One reorganisation that I believe did help was moving [cpp] to directly follow [lex], per the phases of translation, and then moving [modules] directly after the relocated [cpp] to put all the program composition and source transformation together, before starting on trying to interpret its actual contents. That involved also creating and deploying \firstcoreclause and \lastcoreclause to match \firstlibraryclause and \lastlibraryclause in config.tex.

cor3ntin commented 4 months ago

lex.phases and lex.separate don't belong in lex, but lex really is better before basic so I don't see a good solution. I really would be against splitting the rest of lex. lex is starting to be in good shape.

[modules] is in sort of a weird place - but it needs to be after [dcl] to make sense (or at least after basic). [cpp] does belong after [lex]. I think it was pushed to the end because well, it's [cpp].

We could do either of these somewhat targeted changes:

The status quo does not prevent me to sleep, this would be a marginal improvement

zygoloid commented 4 months ago

There has historically been resistance to moving [cpp] -- some have said they like having [cpp] as a neutral zone / buffer between core and library :) -- but I think logically [cpp] belongs towards the start of the standard, next to [lex] (actually in the middle of [lex] as it stands...).

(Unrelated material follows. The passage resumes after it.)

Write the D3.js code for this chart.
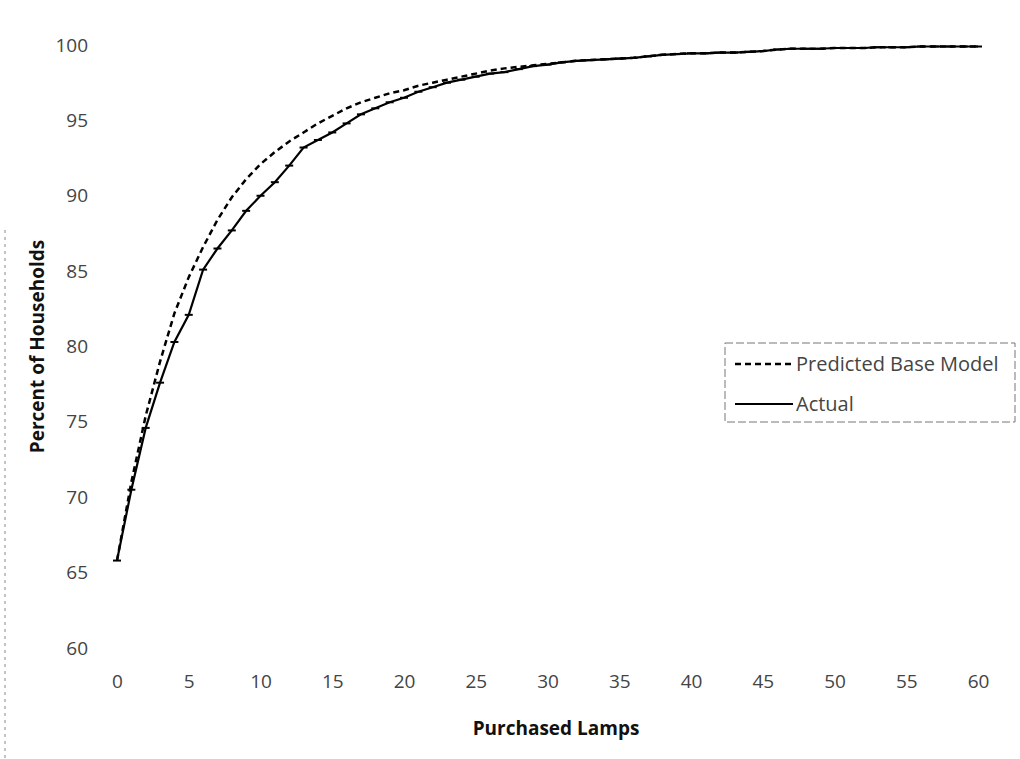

There are some other issues in the presentation of [lex], mostly stemming from preprocessing token concerns getting mixed up with token concerns and phase 7 concerns. For example, most of [lex.ext] is talking about phase 7 things, and various other sections on literals talk about the meaning of expressions rather than anything to do with lexing.

If I were doing things over from scratch, I'd have a section describing phases 1-3 (and only phases 1-3), then a section describing phase 4, and I'd remove phases 5 and 6 (and instead specify that certain phase 7 grammar productions consume a sequence of string-literal tokens, not just one). And then a bunch of phase 7 stuff.

AlisdairM commented 4 months ago

I have been working to address this issue in the background, and finally pushed my suggested refactoring in #7153.

This is NOT mergeable as it is based off something closer to N4981, the pre-St Louis draft. It is a vision of changes I would like to incrementally apply for the next mailing.

In particular, it gives up on merging parts of [lex] and [basic] as I could not find a satisfying merge, and instead focused on doing its best job on putting up front the parts that specify how to arrange source text to build a program.

The most obvious change is merging [cpp] into [lex], as both were small clauses the combined clause is closer to the average page count, but still low. I looked at merging the similarly small [modules], but did not find a good factoring at this time.

AlisdairM commented 1 month ago

I have withdrawn the previous PR in favor of the more ambitious #7272 that completes the refactoring of [lex] to become a full clause on program construction. It comprises a sequence of many changes, some smaller, some larger, but the PR is intended for a design review of direction rather than an actual attempt to merge.

AlisdairM commented 1 month ago

Now that the major clause cleaning has been done for C++26, should we defer this issue to C++29?

jensmaurer commented 1 month ago

We're certainly not doing this for C++26.